Source excerpt:
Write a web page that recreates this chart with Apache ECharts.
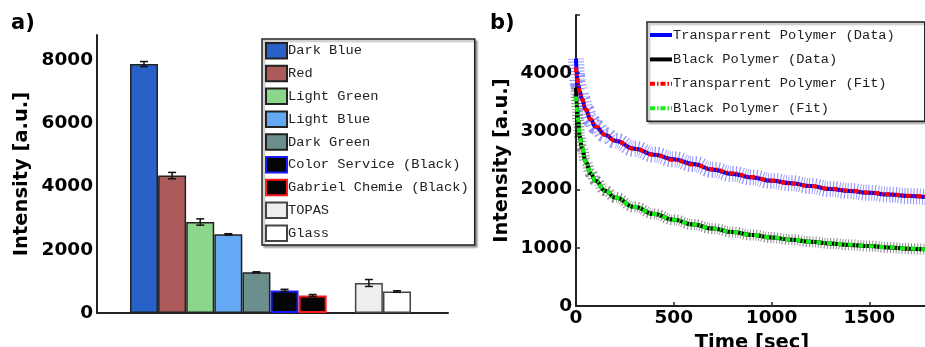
<!DOCTYPE html>
<html>
<head>
<meta charset="utf-8">
<script src="https://cdn.jsdelivr.net/npm/echarts@6/dist/echarts.min.js"></script>
<style>
html,body{margin:0;padding:0;background:#fff}
#chart{width:925px;height:347px}
</style>
</head>
<body>
<div id="chart"></div>
<script>
// a) intensity per material ('' = empty slot between the two groups)
var categories = ['Dark Blue', 'Red', 'Light Green', 'Light Blue', 'Dark Green', 'Color Service (Black)', 'Gabriel Chemie (Black)', '', 'TOPAS', 'Glass'];
var intensity = [7880, 4350, 2880, 2490, 1290, 715, 555, null, 950, 680];
var intensityErr = [80, 100, 100, 20, 15, 35, 30, null, 110, 25];
var barFill = ['#2862c8', '#ad5a5a', '#8bd68a', '#65a8f4', '#6b8f8c', '#050505', '#050505', null, '#eeeeee', '#ffffff'];
var barEdge = ['#222', '#222', '#222', '#222', '#222', '#1a1aff', '#ff1a1a', null, '#444', '#444'];

// b) decay curves
var times = [0, 5, 10, 20, 30, 50, 75, 100, 150, 200, 300, 400, 500, 600, 700, 800, 900, 1000, 1100, 1200, 1300, 1400, 1500, 1600, 1700, 1790];
var transData = [4250, 3950, 3820, 3680, 3560, 3370, 3200, 3080, 2940, 2840, 2700, 2600, 2520, 2440, 2340, 2270, 2210, 2150, 2110, 2060, 2010, 1975, 1945, 1915, 1890, 1870];
var transFit  = [4100, 3900, 3800, 3670, 3560, 3380, 3210, 3090, 2940, 2840, 2700, 2600, 2510, 2430, 2350, 2280, 2215, 2155, 2105, 2060, 2015, 1980, 1950, 1920, 1895, 1875];
var blackData = [3750, 3400, 3200, 2900, 2720, 2480, 2280, 2150, 1980, 1865, 1700, 1580, 1480, 1400, 1330, 1270, 1220, 1175, 1140, 1105, 1075, 1050, 1030, 1005, 985, 972];
var blackFit  = [3600, 3380, 3200, 2900, 2720, 2480, 2280, 2150, 1980, 1865, 1700, 1580, 1480, 1400, 1330, 1270, 1220, 1178, 1140, 1105, 1078, 1052, 1030, 1008, 988, 975];
var curveNames = ['Transparrent Polymer (Data)', 'Black Polymer (Data)', 'Transparrent Polymer (Fit)', 'Black Polymer (Fit)'];

var chart = echarts.init(document.getElementById('chart'));

var boldFont = {fontFamily: 'DejaVu Sans', fontWeight: 'bold', color: '#000'};
var solidIcon = 'path://M0,0H22V4H0Z';
var dashDotIcon = 'path://M0,0H5V4H0Z M7,0H8.5V4H7Z M10.5,0H15.5V4H10.5Z M17.5,0H19V4H17.5Z M21,0H22V4H21Z';

function pairs(vals) {
	return times.map(function (t, i) { return [t, vals[i]]; });
}
function tickFmt(step, top) {
	return function (v) { return (v % step === 0 && v < top) ? v : ''; };
}

var series = [];
var barNames = [];
categories.forEach(function (name, i) {
	if (!name) return;
	barNames.push(name);
	series.push({
		name: name,
		type: 'bar',
		xAxisIndex: 0,
		yAxisIndex: 0,
		barWidth: 28,
		barGap: '-100%',
		itemStyle: {
			color: barFill[i],
			borderColor: barEdge[i],
			borderWidth: (i === 5 || i === 6) ? 2 : 1.5
		},
		data: [[i, intensity[i]]]
	});
});

// error bars
series.push({
	type: 'custom',
	xAxisIndex: 0,
	yAxisIndex: 0,
	z: 10,
	encode: {x: 0, y: 1},
	data: categories.map(function (c, i) {
		return c ? [i, intensity[i], intensityErr[i]] : null;
	}).filter(function (d) { return d; }),
	renderItem: function (params, api) {
		var x = api.value(0), v = api.value(1), e = api.value(2);
		var hi = api.coord([x, v + e]), lo = api.coord([x, v - e]);
		var hw = 4;
		var st = {stroke: '#111', lineWidth: 1.5};
		return {
			type: 'group',
			children: [
				{type: 'line', shape: {x1: hi[0], y1: hi[1], x2: lo[0], y2: lo[1]}, style: st},
				{type: 'line', shape: {x1: hi[0] - hw, y1: hi[1], x2: hi[0] + hw, y2: hi[1]}, style: st},
				{type: 'line', shape: {x1: lo[0] - hw, y1: lo[1], x2: lo[0] + hw, y2: lo[1]}, style: st}
			]
		};
	}
});

function curve(name, vals, style, z) {
	return {
		name: name,
		type: 'line',
		xAxisIndex: 1,
		yAxisIndex: 1,
		data: pairs(vals),
		symbol: 'none',
		smooth: true,
		smoothMonotone: 'x',
		z: z,
		itemStyle: {color: style.color},
		lineStyle: style
	};
}

// hatched error bands
series.push(curve('transBand', transData, {width: 16, type: [1, 2], color: 'rgba(40,40,255,0.5)'}, 2));
series.push(curve('blackBand', blackData, {width: 11, type: [1, 2], color: 'rgba(50,50,50,0.55)'}, 2));
series.push(curve(curveNames[0], transData, {width: 4, color: '#0000ff'}, 3));
series.push(curve(curveNames[1], blackData, {width: 4, color: '#000000'}, 3));
series.push(curve(curveNames[2], transFit, {width: 4, color: '#ff0000', type: [5, 2, 1.5, 2]}, 4));
series.push(curve(curveNames[3], blackFit, {width: 4, color: '#11ee11', type: [5, 2, 1.5, 2]}, 4));

chart.setOption({
	animation: false,
	title: [
		{text: 'a)', left: 11, top: 13, padding: 0, textStyle: Object.assign({fontSize: 21}, boldFont)},
		{text: 'b)', left: 490, top: 13, padding: 0, textStyle: Object.assign({fontSize: 21}, boldFont)}
	],
	legend: [
		{
			data: barNames,
			orient: 'vertical',
			left: 262,
			top: 39,
			icon: 'rect',
			itemWidth: 21,
			itemHeight: 15.5,
			itemGap: 5.3,
			padding: [3, 6, 3, 3],
			borderColor: '#222',
			borderWidth: 1.5,
			backgroundColor: '#fff',
			shadowColor: 'rgba(0,0,0,0.35)',
			shadowBlur: 2,
			shadowOffsetX: 2,
			shadowOffsetY: 2,
			selectedMode: false,
			textStyle: {fontFamily: 'Liberation Mono', fontSize: 13.7, color: '#222', lineHeight: 15, padding: [0, 0, 0, -4]}
		},
		{
			data: curveNames.map(function (n, i) {
				return {name: n, icon: i < 2 ? solidIcon : dashDotIcon};
			}),
			orient: 'vertical',
			left: 647,
			top: 22,
			itemWidth: 22,
			itemHeight: 4,
			itemGap: 10.4,
			padding: [6, 30, 6, 3],
			borderColor: '#222',
			borderWidth: 1.5,
			backgroundColor: '#fff',
			shadowColor: 'rgba(0,0,0,0.35)',
			shadowBlur: 2,
			shadowOffsetX: 2,
			shadowOffsetY: 2,
			selectedMode: false,
			textStyle: {fontFamily: 'Liberation Mono', fontSize: 13.7, color: '#222', lineHeight: 14, padding: [0, 0, 0, -4]}
		}
	],
	grid: [
		{left: 97, top: 35, width: 351, height: 278, outerBoundsMode: 'none'},
		{left: 576, top: 15, width: 352, height: 291, outerBoundsMode: 'none'}
	],
	xAxis: [
		{
			type: 'value',
			gridIndex: 0,
			min: -1.672,
			max: 10.815,
			axisLine: {onZero: false, lineStyle: {color: '#222', width: 2}},
			axisTick: {show: false},
			axisLabel: {show: false},
			splitLine: {show: false}
		},
		{
			type: 'value',
			gridIndex: 1,
			min: 0,
			max: 1800,
			interval: 500,
			axisLine: {onZero: false, lineStyle: {color: '#222', width: 2}},
			axisTick: {inside: true, length: 4, lineStyle: {color: '#222', width: 1.5}},
			axisLabel: Object.assign({fontSize: 18.5, margin: 3, formatter: tickFmt(500, 1800)}, boldFont),
			splitLine: {show: false},
			name: 'Time [sec]',
			nameLocation: 'middle',
			nameGap: 24,
			nameTextStyle: Object.assign({fontSize: 19.5}, boldFont)
		}
	],
	yAxis: [
		{
			type: 'value',
			gridIndex: 0,
			min: 0,
			max: 8800,
			interval: 2000,
			axisLine: {show: true, onZero: false, lineStyle: {color: '#222', width: 2}},
			axisTick: {show: false},
			axisLabel: Object.assign({fontSize: 18.5, margin: 4, formatter: tickFmt(2000, 8800)}, boldFont),
			splitLine: {show: false},
			name: 'Intensity [a.u.]',
			nameLocation: 'middle',
			nameGap: 65,
			nameTextStyle: Object.assign({fontSize: 19.5}, boldFont)
		},
		{
			type: 'value',
			gridIndex: 1,
			min: 0,
			max: 5000,
			interval: 1000,
			axisLine: {show: true, onZero: false, lineStyle: {color: '#222', width: 2}},
			axisTick: {inside: true, length: 4, lineStyle: {color: '#222', width: 1.5}},
			axisLabel: Object.assign({fontSize: 18.5, margin: 4, formatter: tickFmt(1000, 5000)}, boldFont),
			splitLine: {show: false},
			name: 'Intensity [a.u.]',
			nameLocation: 'middle',
			nameGap: 64,
			nameTextStyle: Object.assign({fontSize: 19.5}, boldFont)
		}
	],
	series: series
});
</script>
</body>
</html>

Task requirements: From the first line above down to the line with "null, '#444', '#444'];", reproduce every line and no others, omitting pictures.

Solved problem:
Write a web page that recreates this chart with Apache ECharts.
<!DOCTYPE html>
<html>
<head>
<meta charset="utf-8">
<script src="https://cdn.jsdelivr.net/npm/echarts@6/dist/echarts.min.js"></script>
<style>
html,body{margin:0;padding:0;background:#fff}
#chart{width:925px;height:347px}
</style>
</head>
<body>
<div id="chart"></div>
<script>
// a) intensity per material ('' = empty slot between the two groups)
var categories = ['Dark Blue', 'Red', 'Light Green', 'Light Blue', 'Dark Green', 'Color Service (Black)', 'Gabriel Chemie (Black)', '', 'TOPAS', 'Glass'];
var intensity = [7880, 4350, 2880, 2490, 1290, 715, 555, null, 950, 680];
var intensityErr = [80, 100, 100, 20, 15, 35, 30, null, 110, 25];
var barFill = ['#2862c8', '#ad5a5a', '#8bd68a', '#65a8f4', '#6b8f8c', '#050505', '#050505', null, '#eeeeee', '#ffffff'];
var barEdge = ['#222', '#222', '#222', '#222', '#222', '#1a1aff', '#ff1a1a', null, '#444', '#444'];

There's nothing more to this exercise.